La solution qu'il préconisait visait à lutter à la fois à l'intérieur des
institutions et en dehors. Pour Aurélie Trouvé, tous les moyens sont bons
pour ce remplacement (et non de simples aménagements réformistes), comme
sa participation à différents types actions l'a montré (décrochage des
photographies de Macron dans les mairies, etc.) : sabotages, actions
juridiques, grèves… Et faire ainsi en sorte de développer ce qu'elle
appelle des écosystèmes, des lieux de réflexion et d'actions concrètes,
capables de convaincre qu'un autre monde est possible.

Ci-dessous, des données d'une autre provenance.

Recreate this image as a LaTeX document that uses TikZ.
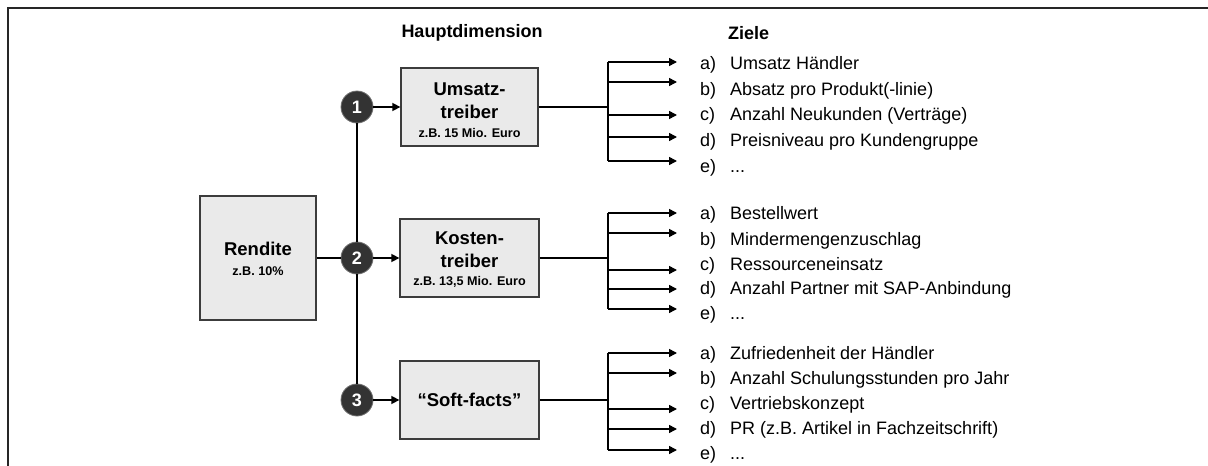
\documentclass[tikz,border=0pt]{standalone}
\usepackage{fontspec}
\setmainfont{Liberation Sans}
\usetikzlibrary{arrows.meta}
\definecolor{boxfill}{HTML}{EAEAEA}
\definecolor{boxline}{HTML}{3C3C3C}
\definecolor{numfill}{HTML}{333333}
\tikzset{
  conn/.style={line width=1.5pt, draw=black},
  arr/.style={conn, -{Triangle[length=8pt,width=8pt]}},
  box/.style={draw=boxline, fill=boxfill, line width=1.3pt, inner sep=0pt},
  num/.style={circle, draw=numfill!70, fill=numfill, line width=0.8pt, minimum size=32pt, inner sep=0pt,
              text=white, font=\fontsize{18}{20}\selectfont\bfseries},
  ttl/.style={font=\fontsize{18.5}{22}\selectfont\bfseries, inner sep=0pt},
  sub/.style={font=\fontsize{12.6}{14}\selectfont\bfseries, inner sep=0pt},
  hdr/.style={font=\fontsize{18}{20}\selectfont\bfseries, inner sep=0pt},
  itm/.style={font=\fontsize{18}{20}\selectfont, inner sep=0pt, anchor=base west},
}
\begin{document}
\begin{tikzpicture}[x=1pt,y=-1pt]
\useasboundingbox (0,0) rectangle (1208,466);
\fill[white] (0,0) rectangle (1208,466);
% frame
\draw[line width=2.2pt, draw=black!85] (8,466) -- (8,8) -- (1208,8);

% headers
\node[hdr] (h1) at (472,33) {Hauptdimension};
\node[hdr, anchor=west] (h2) at (728,33) {Ziele};

% main box
\node[box, minimum width=116pt, minimum height=124pt] (r) at (258,258) {};
\node[ttl] (rt) at (258,249) {Rendite};
\node[sub] (rs) at (258,271) {z.B. 10\%};

% dimension boxes
\node[box, minimum width=137pt, minimum height=78pt] (u) at (469.5,107) {};
\node[ttl] (ut1) at (469.5,89) {Umsatz-};
\node[ttl] (ut2) at (469.5,112) {treiber};
\node[sub] (us) at (469.5,132.5) {z.B. 15 Mio. Euro};

\node[box, minimum width=139pt, minimum height=78pt] (k) at (469.5,258) {};
\node[ttl] (kt1) at (469.5,238) {Kosten-};
\node[ttl] (kt2) at (469.5,261) {treiber};
\node[sub] (ks) at (469.5,281.5) {z.B. 13,5 Mio. Euro};

\node[box, minimum width=139pt, minimum height=78pt] (s) at (469.5,400) {};
\node[ttl] (st) at (469.5,400) {“Soft-facts”};

% numbered circles
\node[num] (c1) at (357,107) {1};
\node[num] (c2) at (357,258) {2};
\node[num] (c3) at (357,400) {3};

% connectors left
\draw[conn] (r) -- (c2);
\draw[conn] (c1) -- (c2);
\draw[conn] (c2) -- (c3);
\draw[arr] (c1) -- (u);
\draw[arr] (c2) -- (k);
\draw[arr] (c3) -- (s);

% branches
\coordinate (b1) at (608,107);
\coordinate (b2) at (608,258);
\coordinate (b3) at (608,400);
\draw[conn] (u) -- (b1);
\draw[conn] (k) -- (b2);
\draw[conn] (s) -- (b3);

% group 1 arrows
\foreach \n/\y in {a/62,b/82,c/115,d/137,e/161}{
  \coordinate (b1\n) at (608,\y);
  \coordinate (e1\n) at (677,\y);
}
\draw[conn] (b1a) -- (b1e);
\foreach \n in {a,b,c,d,e}{ \draw[arr] (b1\n) -- (e1\n); }

% group 2 arrows
\foreach \n/\y in {a/213,b/233,c/270,d/289,e/309}{
  \coordinate (b2\n) at (608,\y);
  \coordinate (e2\n) at (677,\y);
}
\draw[conn] (b2a) -- (b2e);
\foreach \n in {a,b,c,d,e}{ \draw[arr] (b2\n) -- (e2\n); }

% group 3 arrows
\foreach \n/\y in {a/353,b/373,c/409,d/429,e/450}{
  \coordinate (b3\n) at (608,\y);
  \coordinate (e3\n) at (677,\y);
}
\draw[conn] (b3a) -- (b3e);
\foreach \n in {a,b,c,d,e}{ \draw[arr] (b3\n) -- (e3\n); }

% items group 1
\node[itm] (l1a) at (700,69) {a)};  \node[itm] (t1a) at (730,69) {Umsatz Händler};
\node[itm] (l1b) at (700,95) {b)};  \node[itm] (t1b) at (730,95) {Absatz pro Produkt(-linie)};
\node[itm] (l1c) at (700,120) {c)}; \node[itm] (t1c) at (730,120) {Anzahl Neukunden (Verträge)};
\node[itm] (l1d) at (700,146) {d)}; \node[itm] (t1d) at (730,146) {Preisniveau pro Kundengruppe};
\node[itm] (l1e) at (700,172) {e)}; \node[itm] (t1e) at (730,172) {...};

% items group 2
\node[itm] (l2a) at (700,219) {a)}; \node[itm] (t2a) at (730,219) {Bestellwert};
\node[itm] (l2b) at (700,245) {b)}; \node[itm] (t2b) at (730,245) {Mindermengenzuschlag};
\node[itm] (l2c) at (700,270) {c)}; \node[itm] (t2c) at (730,270) {Ressourceneinsatz};
\node[itm] (l2d) at (700,294) {d)}; \node[itm] (t2d) at (730,294) {Anzahl Partner mit SAP-Anbindung};
\node[itm] (l2e) at (700,319) {e)}; \node[itm] (t2e) at (730,319) {...};

% items group 3
\node[itm] (l3a) at (700,359) {a)}; \node[itm] (t3a) at (730,359) {Zufriedenheit der Händler};
\node[itm] (l3b) at (700,384) {b)}; \node[itm] (t3b) at (730,384) {Anzahl Schulungsstunden pro Jahr};
\node[itm] (l3c) at (700,409) {c)}; \node[itm] (t3c) at (730,409) {Vertriebskonzept};
\node[itm] (l3d) at (700,434) {d)}; \node[itm] (t3d) at (730,434) {PR (z.B. Artikel in Fachzeitschrift)};
\node[itm] (l3e) at (700,459) {e)}; \node[itm] (t3e) at (730,459) {...};
\end{tikzpicture}
\end{document}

Que propose ce bloc ? Trois axes sont esquissés. Il s'agit de réfléchir à
une planification sociale et écologique destinées à donner une vision à
long terme propre à contrer les marchés. À la mondialisation, une
relocalisation des productions s'impose, mais une relocalisation solidaire
qui ne se fasse contre les migrants et les étrangers. À cela s'ajoute une
socialisation démocratique qui cherchera à restituer les services
d'intérêt général à la population (les « communs » : eau, énergie,
banques, transports, santé…) et leur contrôle par les citoyens.
Évidemment, il faudra faire face au réflexe de méfiance envers les
tentatives de récupération politique des mouvements spontanés, et leur
instrumentalisation au service d'un candidat (ou d'une candidate). À cela,
Aurélie Trouvé répond par l'urgence de la réponse ferme et radicale à
apporter au néo-libéralisme, à l'amplification des conséquences déjà
visibles du réchauffement climatique.
On aura compris que Le Bloc arc-en-ciel n'est pas un ouvrage jetable, valable pour un moment déterminé. Il porte des propositions radicales, ambitieuses qui pourront nourrir la réflexion de chaque citoyen. On pourra regretter que des couleurs n'aient pas mérité un développement plus large (on pense à l'antiracisme, par exemple). Considérons l'ouvrage comme une base, et rendons-nous attentifs aux travaux du PUP.